I know you just had the new book come out. Are you working on anything now?
I am, actually. In fact it’s already been accepted. It’ll probably come out next fall. It’s called Took. It’s kind of a folk tale story. Kind of a ghost story, kind of not; it’s not really a ghost story. It’s more like a folk tale with scary elements. I think I’m done with the re-writing until the copy editor gets ahold of it. That’s the job I hate the most, when the copy editor gets ahold of it and comes back with all these mistakes that I’ve made. “I don’t think this is a mistake.”
I’m working on my first novel now and what’s struck me is that it’s been very lonely. It’s a lonely process.

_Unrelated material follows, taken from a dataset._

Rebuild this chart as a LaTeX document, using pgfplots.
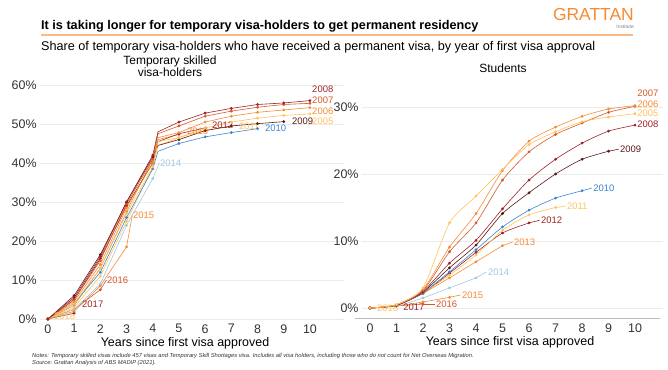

Oh, it’s a very lonely process. In some ways it’s harder for me now than it was before. You’d think you’d get used to it but I find myself getting restless at the computer much sooner than I used to. I think it’s partly because I’m older and I’m more aware of sitting still and getting stiff and wanting to get up and move around. But it is. I tell kids that sometimes when they want to know what it’s like to be a writer, I say, “Well, you have to be able to spend a lot of time to yourself. You have to not mind that.”
I’d like to thank Mary Downing Hahn again for taking the time to meet with me and answer so many questions for me and our readers. I can’t wait to see what she writes next!